When I was growing up, my parents had a rule about eating what was for dinner. It wasn’t the clean plate rule, but instead was a more gentle “tasting” rule.
Specifically, you were obligated to at least take one bite of everything that was for dinner that night. I think the philosophy behind this practice was to make informed and open eaters out of my sister and me. I think my parents were also hoping that through repeated exposure, we’d actually start to like most foods.
I wasn’t a really picky eater, but there were certain vegetables that “weren’t my favorite” (the phrase my dad insisted we substitute for “I hate it”). As the child in this situation, it was important to me to make sure that when I took the obligatory taste to make sure one or both parents were watching. If they didn’t see it going into your mouth, they didn’t believe it, and then you’d have to eat an additional piece of tomato (boy did my parents feel bad when my doctor discovered I was allergic to raw tomatoes. Allergies were the single legitimate excuse to avoid something) or another little brussel sprout head.

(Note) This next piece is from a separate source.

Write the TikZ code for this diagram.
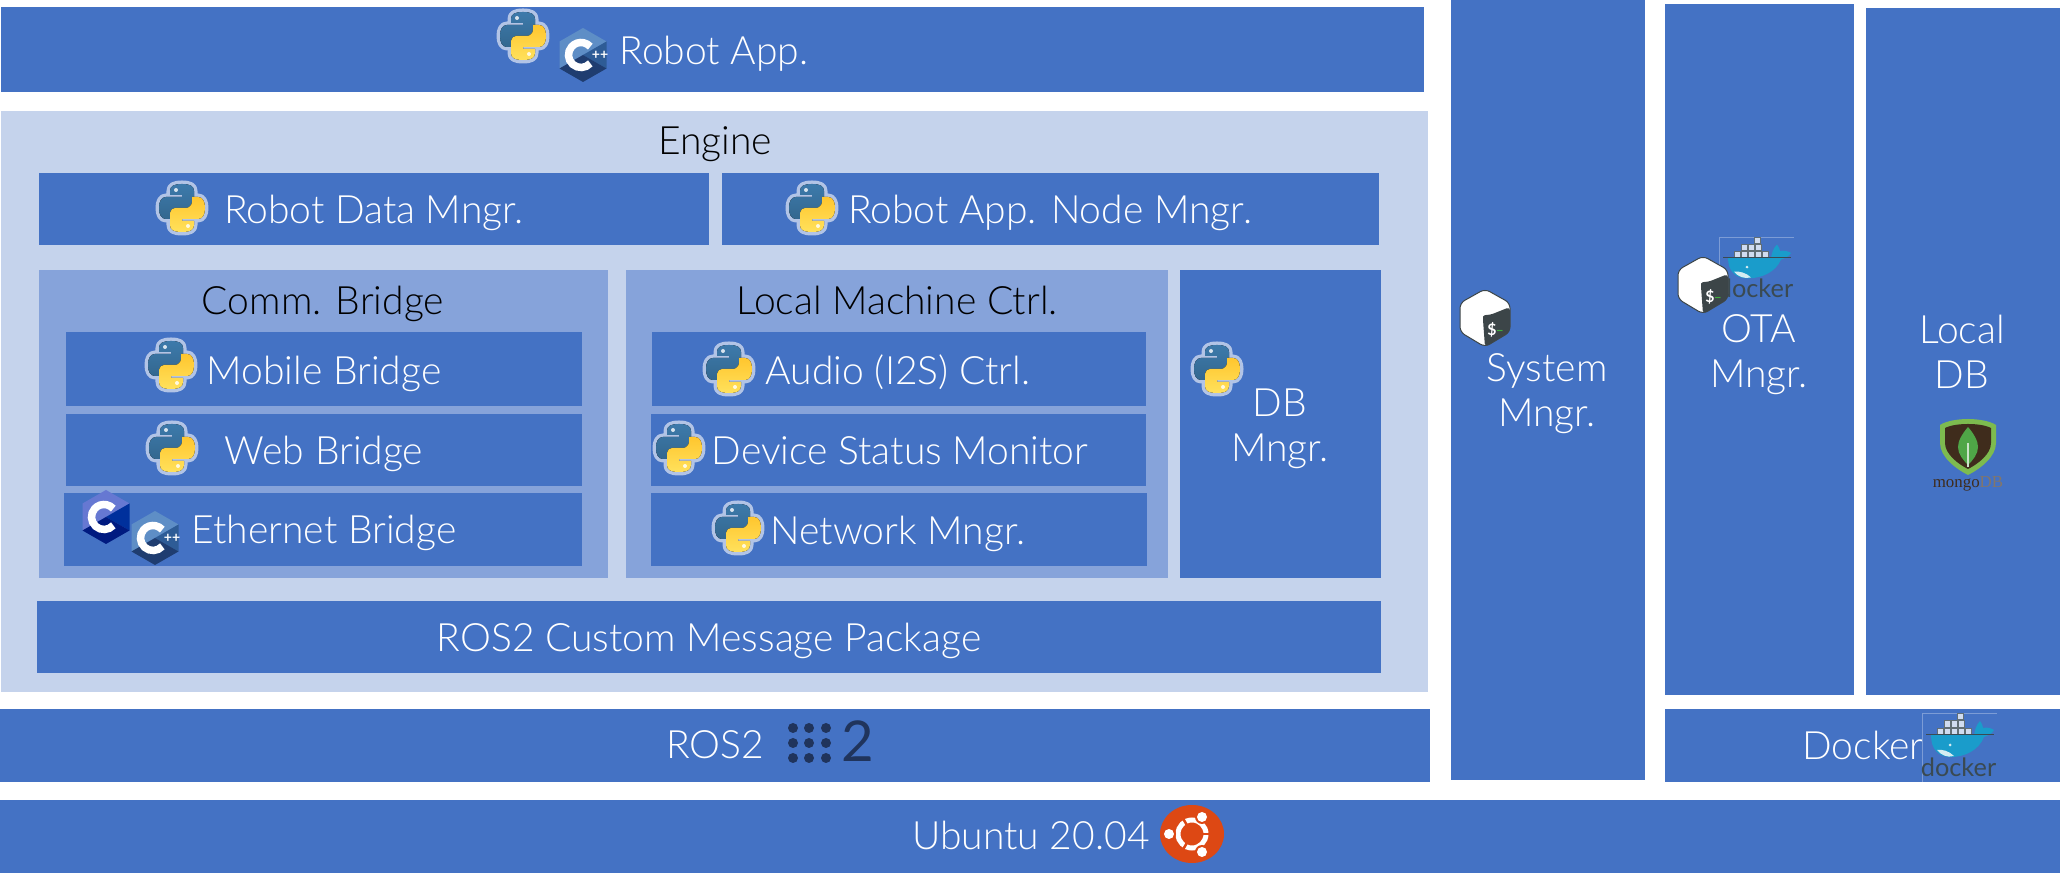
\documentclass[tikz,border=0pt]{standalone}
\usepackage{fontspec}
\setmainfont{Lato Light}
\newfontfamily\logofont{Lato}
\newfontfamily\mongofont{Liberation Serif}
\usetikzlibrary{calc}
\definecolor{barblue}{HTML}{4472C4}
\definecolor{enginebg}{HTML}{C5D3EC}
\definecolor{groupbg}{HTML}{86A3DA}
\definecolor{rosnavy}{HTML}{20345C}
\definecolor{ubuorange}{HTML}{DD4814}
\newcommand{\sizept}[1]{\fontsize{#1}{#1}\selectfont}

% python logo, centre at #2,#3
\newcommand{\snakepath}{(0,-24) .. controls (8,-24) and (12,-22) .. (12,-17) -- (12,-5) .. controls (12,-2) and (9,0) .. (7,0) -- (-4,0) .. controls (-7,0) and (-10,3) .. (-10,6) -- (-10,11) -- (-16,11) .. controls (-21,11) and (-23,6) .. (-23,0) .. controls (-23,-6) and (-21,-11) .. (-16,-11) -- (0,-11) -- (0,-13) -- (-12,-13) -- (-12,-17) .. controls (-12,-22) and (-8,-24) .. (0,-24) -- cycle}
\newcommand{\pylogo}[2]{
\begin{scope}[shift={(#1,#2)}]
\draw[pyhalo] \snakepath;
\draw[pyhalo,rotate=180] \snakepath;
\fill[top color=pyblueA,bottom color=pyblueB] \snakepath;
\fill[rotate=180,top color=pyyellowB,bottom color=pyyellowA] \snakepath;
\fill[white!80!pyblueA] (-6,-18) circle (2);
\fill[white!80!pyyellowA] (6,18) circle (2);
\end{scope}}
% hexagon logo for C and C++
\newcommand{\hexlogo}[5]{
\begin{scope}[shift={(#1,#2)}]
\fill[#3] (0,-27) -- (23.5,-13.5) -- (0,0) -- (-23.5,13.5) -- (-23.5,-13.5) -- cycle;
\fill[#4] (23.5,-13.5) -- (23.5,13.5) -- (0,0) -- cycle;
\fill[#5] (0,0) -- (23.5,13.5) -- (0,27) -- (-23.5,13.5) -- cycle;
\draw[white,line width=0.075cm] ([shift={(42:12.5)}]-2,0) arc (42:318:12.5);
\end{scope}}
\newcommand{\cpplogo}[3]{
\hexlogo{#2}{#3}{cpplight}{cppmid}{cppdark}
\node[logotext,text=white,font=\logofont\bfseries\sizept{4}] (#1) at ({#2+17},{#3}) {++};}
\newcommand{\clogo}[2]{\hexlogo{#1}{#2}{clight}{cmid}{cdark}}
% bash logo
\newcommand{\bashlogo}[3]{
\begin{scope}[shift={(#2,#3)}]
\draw[draw=bashdark,fill=white,line width=0.01cm,rounded corners=1.5pt] (0,-29) -- (25,-15) -- (25,14) -- (0,29) -- (-25,14) -- (-25,-15) -- cycle;
\fill[bashdark,rounded corners=1pt] (25,-11) -- (25,14) -- (0,29) -- (-2,2) .. controls (-2,-3) and (2,-3) .. (5,-3) -- cycle;
\node[logotext,text=white,font=\logofont\bfseries\sizept{4.5}] (#1d) at (7,12) {\$};
\node[logotext,text=bashgreen,font=\logofont\bfseries\sizept{4}] (#1u) at (15,13) {\_};
\end{scope}}
% docker logo, top left at #2,#3
\newcommand{\dockerlogo}[4]{
\begin{scope}[shift={(#2,#3)},yscale=#4]
\draw[faintline] (75,0) -- (0,0) -- (0,69);
\foreach \bx/\by in {35/0,22/7.5,29/7.5,36/7.5,15/15,22/15,29/15,36/15,43/15}
  \draw[crate] (\bx,\by) rectangle +(6.5,6.5);
\fill[whalecol] (9,22) -- (52,22) .. controls (53,17) and (54,12) .. (58,8) .. controls (60,11) and (61,13) .. (61,15) .. controls (65,14) and (69,15) .. (72,17) .. controls (70,21) and (65,23) .. (62,24) .. controls (57,37) and (43,44) .. (29,44) .. controls (16,44) and (9,36) .. (9,22) -- cycle;
\fill[whalebelly] (15,37) .. controls (20,36) and (27,38) .. (32,43) .. controls (25,45) and (19,42) .. (15,37) -- cycle;
\fill[whalebelly] (28,32) circle (1.5);
\draw[deckline] (4,22) -- (72,22);
\node[anchor=base,inner sep=0pt,text=dockergrey,font=\logofont\sizept{7.2}] (#1) at (36.5,64) {docker};
\end{scope}}
% mongodb logo, top middle of the shield at #2,#3
\newcommand{\mongologo}[3]{
\begin{scope}[shift={(#2,#3)}]
\fill[mongogreen] (0,0) .. controls (10,0) and (22,2) .. (28,6) -- (28,24) .. controls (28,38) and (12,50) .. (0,56) .. controls (-12,50) and (-28,38) .. (-28,24) -- (-28,6) .. controls (-22,2) and (-10,0) .. (0,0) -- cycle;
\fill[mongobrown] (0,5) .. controls (8,5) and (17,6) .. (23,9) -- (23,24) .. controls (23,35) and (10,45) .. (0,50) .. controls (-10,45) and (-23,35) .. (-23,24) -- (-23,9) .. controls (-17,6) and (-8,5) .. (0,5) -- cycle;
\fill[mongoleaf] (0,8) .. controls (6,15) and (10,22) .. (10,28) .. controls (10,35) and (5,41) .. (0,46) .. controls (-5,41) and (-10,35) .. (-10,28) .. controls (-10,22) and (-6,15) .. (0,8) -- cycle;
\draw[mongostem] (0,24) -- (0,48);
\node[anchor=base,inner sep=0pt,font=\mongofont\sizept{4.8}] (#1) at (0,69) {\textcolor{mongobrown}{mongo}\textcolor{mongobrown!65!white}{DB}};
\end{scope}}

\definecolor{pyblueA}{HTML}{3D7AAB}
\definecolor{pyblueB}{HTML}{33678F}
\definecolor{pyyellowA}{HTML}{FFE15C}
\definecolor{pyyellowB}{HTML}{FFC62E}
\definecolor{cpplight}{HTML}{5E8EC6}
\definecolor{cppmid}{HTML}{2E5C96}
\definecolor{cppdark}{HTML}{1F3D70}
\definecolor{clight}{HTML}{6678D2}
\definecolor{cmid}{HTML}{00309C}
\definecolor{cdark}{HTML}{001A80}
\definecolor{bashdark}{HTML}{3C4548}
\definecolor{bashgreen}{HTML}{3FAE3B}
\definecolor{whalecol}{HTML}{1A9CCB}
\definecolor{whalebelly}{HTML}{D5ECF2}
\definecolor{dockergrey}{HTML}{3A4A52}
\definecolor{mongogreen}{HTML}{7DBB4F}
\definecolor{mongobrown}{HTML}{3F2C1C}
\definecolor{mongoleaf}{HTML}{4FA647}

\begin{document}
\begin{tikzpicture}[x=0.01cm,y=-0.01cm,
	lbl/.style={anchor=base,inner sep=0pt,text=white,font=\sizept{11.1}},
	darklbl/.style={lbl,text=black},
	stacklbl/.style={anchor=center,inner sep=0pt,text=white,align=center,font=\fontsize{11.1}{12.8}\selectfont},
	logotext/.style={anchor=center,inner sep=0pt},
	pyhalo/.style={draw=enginebg!85!barblue,line width=0.07cm,line join=round},
	crate/.style={draw=dockergrey!80!white,fill=barblue!25!white,line width=0.006cm},
	deckline/.style={draw=dockergrey,line width=0.01cm},
	faintline/.style={draw=barblue!70!white,line width=0.006cm},
	mongostem/.style={draw=white!70!mongoleaf,line width=0.012cm}]
\useasboundingbox (0,0) rectangle (2060,883);
% outer bars
\fill[barblue] (1,7) rectangle (1424,92);
\fill[enginebg] (1,111) rectangle (1428,692);
\fill[barblue] (0,709) rectangle (1430,782);
\fill[barblue] (0,800) rectangle (2060,873);
\fill[barblue] (1451,0) rectangle (1645,780);
\fill[barblue] (1665,4) rectangle (1854,695);
\fill[barblue] (1866,8) rectangle (2060,695);
\fill[barblue] (1665,709) rectangle (2060,782);
% engine contents
\fill[barblue] (39,173) rectangle (709,245);
\fill[barblue] (722,173) rectangle (1379,245);
\fill[groupbg] (39,270) rectangle (608,578);
\fill[groupbg] (626,270) rectangle (1168,578);
\fill[barblue] (1180,270) rectangle (1381,578);
\fill[barblue] (66,332) rectangle (582,406);
\fill[barblue] (66,414) rectangle (582,486);
\fill[barblue] (64,493) rectangle (582,566);
\fill[barblue] (652,332) rectangle (1146,406);
\fill[barblue] (651,414) rectangle (1146,486);
\fill[barblue] (651,493) rectangle (1147,566);
\fill[barblue] (37,601) rectangle (1381,673);
% labels
\node[lbl] (app) at (714,65) {Robot App.};
\node[darklbl] (engine) at (715,155) {Engine};
\node[lbl] (data) at (374,224) {Robot Data Mngr.};
\node[lbl] (nodemngr) at (1050,224) {Robot App. Node Mngr.};
\node[darklbl] (comm) at (323,315) {Comm. Bridge};
\node[darklbl] (local) at (897,315) {Local Machine Ctrl.};
\node[lbl] (mobile) at (324,385) {Mobile Bridge};
\node[lbl] (web) at (324,465) {Web Bridge};
\node[lbl] (ether) at (324,544) {Ethernet Bridge};
\node[lbl] (audio) at (898,385) {Audio (I2S) Ctrl.};
\node[lbl] (device) at (900,465) {Device Status Monitor};
\node[lbl] (network) at (898,545) {Network Mngr.};
\node[stacklbl] (dbm) at (1280,429) {DB\\Mngr.};
\node[lbl] (custom) at (709,652) {ROS2 Custom Message Package};
\node[lbl] (ros) at (715,759) {ROS2};
\node[lbl] (ubuntu) at (1031,850) {Ubuntu 20.04};
\node[stacklbl] (sysm) at (1547,394) {System\\Mngr.};
\node[stacklbl] (ota) at (1759,355) {OTA\\Mngr.};
\node[stacklbl] (ldb) at (1962,352) {Local\\DB};
\node[lbl] (dock) at (1863,760) {Docker};
% logos
\pylogo{523}{36}
\cpplogo{cppapp}{583}{55}
\pylogo{182}{208}
\pylogo{812}{208}
\pylogo{171}{365}
\pylogo{172}{448}
\clogo{106}{517}
\cpplogo{cppeth}{155}{538}
\pylogo{729}{369}
\pylogo{679}{448}
\pylogo{738}{528}
\pylogo{1217}{369}
\bashlogo{bashsys}{1485}{318}
\dockerlogo{dockota}{1719}{237}{0.94}
\bashlogo{bashota}{1703}{285}
\dockerlogo{dockbar}{1922}{713}{1}
\mongologo{mongo}{1968}{419}
% ros2 dots
\foreach \dx in {793,809,826}
  \foreach \dy in {728,743,758}
    \fill[rosnavy] (\dx,\dy) circle (5);
\node[anchor=base,inner sep=0pt,text=rosnavy,font=\logofont\sizept{16}] (rostwo) at (858,762) {2};
% ubuntu logo
\begin{scope}[shift={(1192,834)}]
\fill[ubuorange] (0,0) ellipse (32 and 29);
\draw[white,line width=0.05cm] (0,0) circle (14);
\foreach \ang in {0,120,240}
  \draw[ubuorange,line width=0.025cm] (\ang:9) -- (\ang:20);
\fill[ubuorange] (10,-17) circle (7);
\fill[ubuorange] (-23,0) circle (7);
\fill[ubuorange] (10,18) circle (7);
\fill[white] (10,-17) circle (5);
\fill[white] (-23,0) circle (5);
\fill[white] (10,18) circle (5);
\end{scope}
\end{tikzpicture}
\end{document}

I think about this rule now, because last night, for the first time in my adult life, I chose to make myself brussel sprouts (I grew out of the tomato allergy in my late teens). They were high on the list of distasteful veggies when I was younger (partially because my mom had a tendency to space out while cooking and let things overcook).
Making brussel sprouts for myself made me feel more like a grown up than anything else I did that day (especially since half an hour earlier I had had a temper tantrum because the normal Monday night Sci-Fi Channel Stargate SG-1 marathon wasn’t on). It was the good kind of grown up feeling, the one that makes me feel like I am able to make smart life choices, to take care of myself and to move my life in the right direction.
I never knew that brussel sprouts could carry such meaning!